En cette année 1 de l'après Young Dolph, continuons à passer les troupes en revue. Après Key Glock et Big Moochie Grape, et avant de se pencher peut-être sur Jay Fizzle, attardons-nous donc quelques instants sur un autre rappeur de l'écurie Paper Route Empire. C'est d'autant plus nécessaire que, comme avec les autres, l'inspiration de Kenny Muney ne semble pas trop souffrir de la perte de son "Role Model", comme il l'appelle sur le titre du même nom, un morceau déjà entendu sur la compilation hommage Long Live Dolph et qu'il redéploie sur son dernier album, Time Is Muney.

KENNY MUNEY - Time Is Muney

Cet album est sorti tôt dans l'année, suffisamment près de la mort de Young Dolph pour que ce dernier ait pu jouer encore au conseiller artistique et aider Kenny Muney à sélectionner ses meilleures flèches. Et ils en ont déniché plusieurs, notamment "Petro" avec sa guitare mélancolique, et le superbe finale produit par Hitkidd, "Change Up", avec le même instrument. Ce ne sont que deux exemples. A part la très dispensable bluette "Nobody" et quelques autres moments superflus, tout l'album, peu ou prou, est satisfaisant.

Kenny Muney, à bien des égards, est le pur produit de Paper Route Empire. Issu de South Memphis, il s'est d'abord perdu dans des embrouilles, et comme son futur patron, il a été la cible d'une fusillade, ce dès l'âge de 15 ans. Puis il a trouvé la rédemption dans le rap, avec le succès en 2016 de son "YTN Freestyle". Il a attiré alors l'attention de la major Atlantic, et par l'intermédiaire de Key Glock, son ami d'avant la musique, il a rejoint la fière bande à Dolph, chez qui est sorti en 2019 son album de référence, Muney Talk.

Logiquement, donc, Time Is Money est un vrai produit-maison. Cela se reconnaît au flow précipité, à l'humour pince-sans-rire et au tralala caractéristique de la trap music : Kenny Money travaille dur ("No Days Off"), il gagne beaucoup d'argent ("Used Too"), il se méfie des suceurs et des faux-culs ("Leeches"), et plus généralement, il en ramène et il en fait des tonnes ("Choosin", "Rabbit", et partout ailleurs).

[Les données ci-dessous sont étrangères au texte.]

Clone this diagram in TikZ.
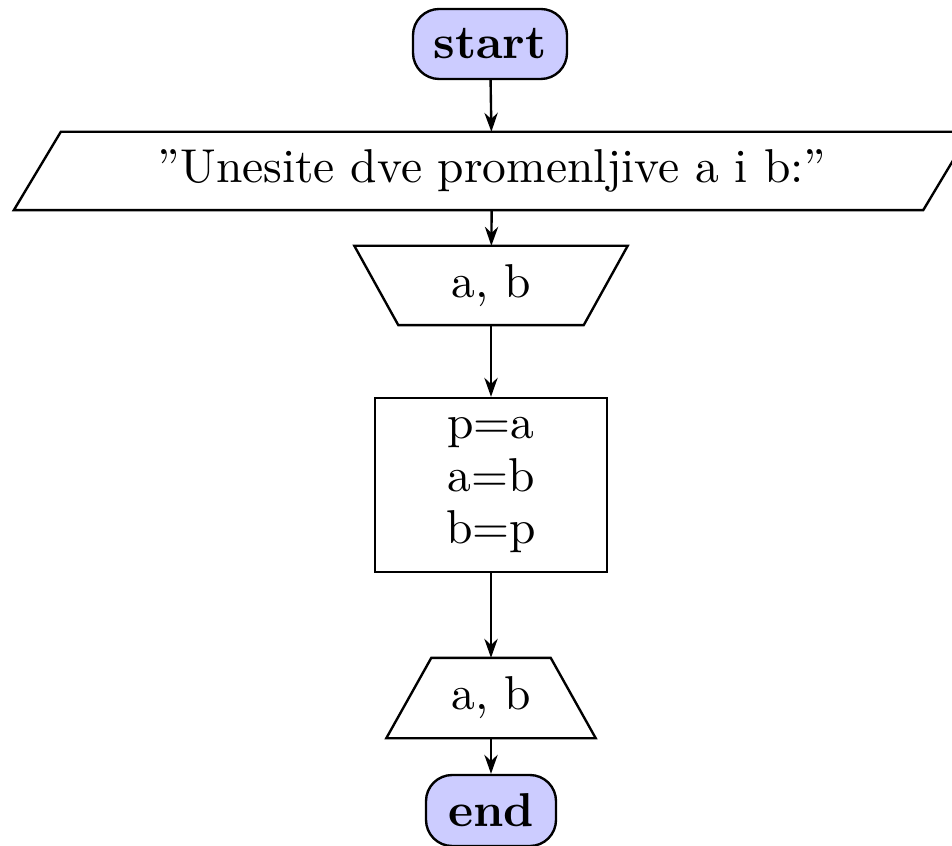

Nul besoin pour le rappeur de s'embarrasser de main d'œuvre étrangère. Dreezy, qu'il a rencontrée au cours d'une tournée, est la seule invitée extérieure à Memphis. Les autres sont ses compagnons Key Glock et Big Moochie Grape. Et parmi la cohorte des beatmakers, outre le Hitkidd déjà mentionné, deux au moins sont des autorités dans sa ville, Tay Keith, et Bandplay bien sûr, qui nous offre les productions de choix "Can’t Make This Up" et "Used Too". C'est authentiquement local. C'est totalement Paper Route. Et c'est ce qui témoigne le mieux de la postérité de Young Dolph.